Nach dem EuGH-Urteil zu Rx-Boni sind deutsche Versandapotheken gegenüber ausländischen im Nachteil, weil sie sich weiter an die Preisbindung halten müssen. Schnell folgten Ankündigungen der einheimischen Versender, man werde nun trotz Verbot Boni gewähren und sich notfalls verklagen lassen. Doch dazu kam es vorerst nicht. Dafür streiten sich jetzt zwei Vor-Ort-Apotheker aus der Region Lüneburg um ein Bonussystem. Es geht um einen Gutschein im Wert von 50 Cent. Auch die Apothekerkammer ist schon aktiv geworden.
In den Wir leben-Apotheken von Dirk Düvel erhalten die Kunden für jeden Besuch einen Wertgutschein in Höhe von 50 Cent. Diesen können sie später beim Kauf von OTC-Arzneimitteln oder Freiwahlprodukten einlösen.
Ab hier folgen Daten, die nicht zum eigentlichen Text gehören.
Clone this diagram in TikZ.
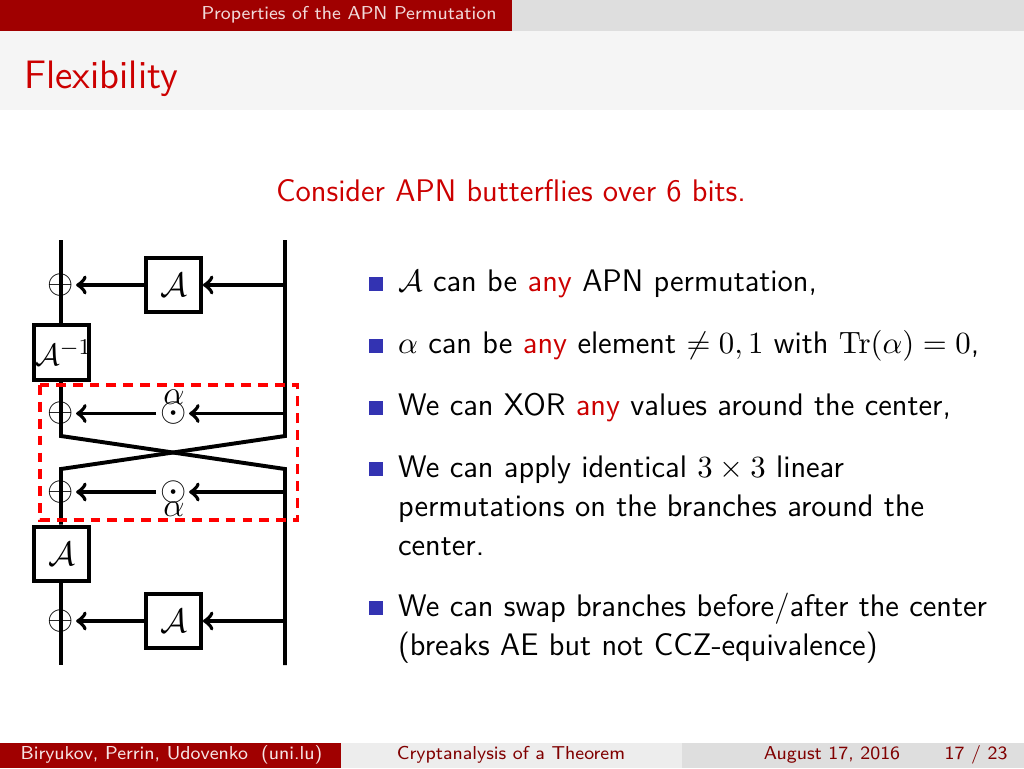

Eine Kollegin aus Winsen schickte einen Testkäufer und belegte damit, dass die Gutscheine auch bei der Rezepteinlösung herausgegeben werden. Aus Sicht ihres Anwalts Christian Karle von der Kanzlei Dr. Schmidt-Felzmann & Kozianka sind die Gutscheine ein Verstoß gegen die Preisbindung und das Heilmittelwerbegesetz (HWG).
Die Apotheker haben sich vor dem Landgericht Lüneburg getroffen. Düvels Seite vertrat Teilnehmern zufolge die Position, dass es sich um eine reine Imagewerbung handele, da Kunden die Gutscheine bei jedem Besuch erhielten. Zudem falle ein Wertgutschein in Höhe von 50 Cent unter die wettbewerbsrechtliche Spürbarkeitsgrenze, wenn ausländische Versandapotheken bis zu 30 Euro Rabatt auf ein Rezept gewährten.
Der Vorsitzende Richter Klaus-Rainer Strunk hatte sich selbst ein Bild von der Sache gemacht und in einer von Düvels Apotheken ein Rezept eingelöst – und den Gutschein erhalten. In der mündlichen Verhandlung hat er aber noch nicht durchblicken lassen, in welche Richtung er entscheiden wird. Verkündungstermin ist am 23. März. Beim Landgericht ist man sich ohnehin sicher, nur eine Durchgangsstation zu sein. Düvel will den Fall notfalls bis vor den Bundesgerichtshof (BGH) bringen.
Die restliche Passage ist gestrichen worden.